# Start of Material provided

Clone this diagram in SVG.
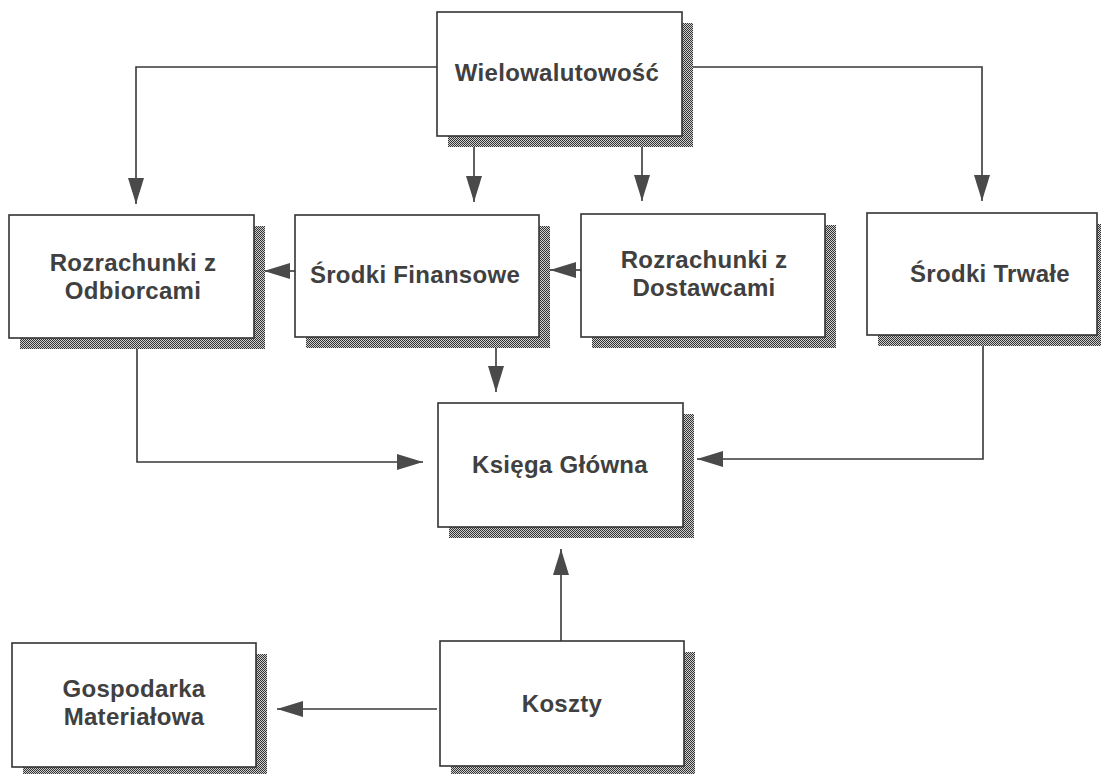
<svg xmlns="http://www.w3.org/2000/svg" width="1101" height="774" viewBox="0 0 1101 774">
  <defs>
    <pattern id="dots" width="2" height="2" patternUnits="userSpaceOnUse">
      <rect width="2" height="2" fill="#cfcfcf"/>
      <rect x="0" y="0" width="1" height="1" fill="#333333"/>
      <rect x="1" y="1" width="1" height="1" fill="#333333"/>
    </pattern>
    <marker id="arr" viewBox="0 0 26 16" refX="26" refY="8" markerWidth="26" markerHeight="16" markerUnits="userSpaceOnUse" orient="auto">
      <path d="M0,0 L26,8 L0,16 Z" fill="#4a4a4a"/>
    </marker>
  </defs>
  <style>
    .shadow { fill: url(#dots); stroke: none; }
    .box { fill: #ffffff; stroke: #333333; stroke-width: 1.6; }
    .lbl { font-family: "Liberation Sans", Arial, sans-serif; font-weight: bold; font-size: 24px; letter-spacing: 0.3px; fill: #404040; text-anchor: middle; }
    .conn { fill: none; stroke: #383838; stroke-width: 1.6; marker-end: url(#arr); }
  </style>
  <rect width="1101" height="774" fill="#ffffff"/>

  <g id="connectors">
    <path class="conn" d="M437,67 H136 V204"/>
    <path class="conn" d="M474,136 V202"/>
    <path class="conn" d="M642,136 V201"/>
    <path class="conn" d="M682,67 H982 V201"/>
    <path class="conn" d="M295,271 H264"/>
    <path class="conn" d="M581,270 H550"/>
    <path class="conn" d="M496,337 V392"/>
    <path class="conn" d="M137,338 V462 H423"/>
    <path class="conn" d="M983,335 V459 H697"/>
    <path class="conn" d="M561,641 V549"/>
    <path class="conn" d="M437,709 H277"/>
  </g>

  <g id="wielowalutowosc">
    <rect class="shadow" x="448" y="23" width="245" height="124"/>
    <rect class="box" x="437" y="12" width="245" height="124"/>
    <text class="lbl" x="557" y="81">Wielowalutowość</text>
  </g>

  <g id="rozrachunki-odbiorcami">
    <rect class="shadow" x="20" y="226" width="245" height="123"/>
    <rect class="box" x="9" y="215" width="245" height="123"/>
    <text class="lbl" x="133" y="271">Rozrachunki z</text>
    <text class="lbl" x="133" y="299">Odbiorcami</text>
  </g>

  <g id="srodki-finansowe">
    <rect class="shadow" x="306" y="226" width="244" height="122"/>
    <rect class="box" x="295" y="215" width="244" height="122"/>
    <text class="lbl" x="415" y="283">Środki Finansowe</text>
  </g>

  <g id="rozrachunki-dostawcami">
    <rect class="shadow" x="592" y="225" width="244" height="123"/>
    <rect class="box" x="581" y="214" width="244" height="123"/>
    <text class="lbl" x="704" y="268">Rozrachunki z</text>
    <text class="lbl" x="704" y="296">Dostawcami</text>
  </g>

  <g id="srodki-trwale">
    <rect class="shadow" x="878" y="224" width="230" height="122"/>
    <rect class="box" x="867" y="213" width="230" height="122"/>
    <text class="lbl" x="990" y="282">Środki Trwałe</text>
  </g>

  <g id="ksiega-glowna">
    <rect class="shadow" x="449" y="414" width="245" height="124"/>
    <rect class="box" x="438" y="403" width="245" height="124"/>
    <text class="lbl" x="560" y="473">Księga Główna</text>
  </g>

  <g id="koszty">
    <rect class="shadow" x="451" y="652" width="244" height="125"/>
    <rect class="box" x="440" y="641" width="244" height="125"/>
    <text class="lbl" x="562" y="712">Koszty</text>
  </g>

  <g id="gospodarka-materialowa">
    <rect class="shadow" x="23" y="654" width="244" height="124"/>
    <rect class="box" x="12" y="643" width="244" height="124"/>
    <text class="lbl" x="134" y="697">Gospodarka</text>
    <text class="lbl" x="134" y="725">Materiałowa</text>
  </g>
</svg>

# End of Material provided

## [Exercise task]
Repeat the data exactly, without the pictures.

## [Problem solution]
Clone this diagram in SVG.
<svg xmlns="http://www.w3.org/2000/svg" width="1101" height="774" viewBox="0 0 1101 774">
  <defs>
    <pattern id="dots" width="2" height="2" patternUnits="userSpaceOnUse">
      <rect width="2" height="2" fill="#cfcfcf"/>
      <rect x="0" y="0" width="1" height="1" fill="#333333"/>
      <rect x="1" y="1" width="1" height="1" fill="#333333"/>
    </pattern>
    <marker id="arr" viewBox="0 0 26 16" refX="26" refY="8" markerWidth="26" markerHeight="16" markerUnits="userSpaceOnUse" orient="auto">
      <path d="M0,0 L26,8 L0,16 Z" fill="#4a4a4a"/>
    </marker>
  </defs>
  <style>
    .shadow { fill: url(#dots); stroke: none; }
    .box { fill: #ffffff; stroke: #333333; stroke-width: 1.6; }
    .lbl { font-family: "Liberation Sans", Arial, sans-serif; font-weight: bold; font-size: 24px; letter-spacing: 0.3px; fill: #404040; text-anchor: middle; }
    .conn { fill: none; stroke: #383838; stroke-width: 1.6; marker-end: url(#arr); }
  </style>
  <rect width="1101" height="774" fill="#ffffff"/>

  <g id="connectors">
    <path class="conn" d="M437,67 H136 V204"/>
    <path class="conn" d="M474,136 V202"/>
    <path class="conn" d="M642,136 V201"/>
    <path class="conn" d="M682,67 H982 V201"/>
    <path class="conn" d="M295,271 H264"/>
    <path class="conn" d="M581,270 H550"/>
    <path class="conn" d="M496,337 V392"/>
    <path class="conn" d="M137,338 V462 H423"/>
    <path class="conn" d="M983,335 V459 H697"/>
    <path class="conn" d="M561,641 V549"/>
    <path class="conn" d="M437,709 H277"/>
  </g>

  <g id="wielowalutowosc">
    <rect class="shadow" x="448" y="23" width="245" height="124"/>
    <rect class="box" x="437" y="12" width="245" height="124"/>
    <text class="lbl" x="557" y="81">Wielowalutowość</text>
  </g>

  <g id="rozrachunki-odbiorcami">
    <rect class="shadow" x="20" y="226" width="245" height="123"/>
    <rect class="box" x="9" y="215" width="245" height="123"/>
    <text class="lbl" x="133" y="271">Rozrachunki z</text>
    <text class="lbl" x="133" y="299">Odbiorcami</text>
  </g>

  <g id="srodki-finansowe">
    <rect class="shadow" x="306" y="226" width="244" height="122"/>
    <rect class="box" x="295" y="215" width="244" height="122"/>
    <text class="lbl" x="415" y="283">Środki Finansowe</text>
  </g>

  <g id="rozrachunki-dostawcami">
    <rect class="shadow" x="592" y="225" width="244" height="123"/>
    <rect class="box" x="581" y="214" width="244" height="123"/>
    <text class="lbl" x="704" y="268">Rozrachunki z</text>
    <text class="lbl" x="704" y="296">Dostawcami</text>
  </g>

  <g id="srodki-trwale">
    <rect class="shadow" x="878" y="224" width="230" height="122"/>
    <rect class="box" x="867" y="213" width="230" height="122"/>
    <text class="lbl" x="990" y="282">Środki Trwałe</text>
  </g>

  <g id="ksiega-glowna">
    <rect class="shadow" x="449" y="414" width="245" height="124"/>
    <rect class="box" x="438" y="403" width="245" height="124"/>
    <text class="lbl" x="560" y="473">Księga Główna</text>
  </g>

  <g id="koszty">
    <rect class="shadow" x="451" y="652" width="244" height="125"/>
    <rect class="box" x="440" y="641" width="244" height="125"/>
    <text class="lbl" x="562" y="712">Koszty</text>
  </g>

  <g id="gospodarka-materialowa">
    <rect class="shadow" x="23" y="654" width="244" height="124"/>
    <rect class="box" x="12" y="643" width="244" height="124"/>
    <text class="lbl" x="134" y="697">Gospodarka</text>
    <text class="lbl" x="134" y="725">Materiałowa</text>
  </g>
</svg>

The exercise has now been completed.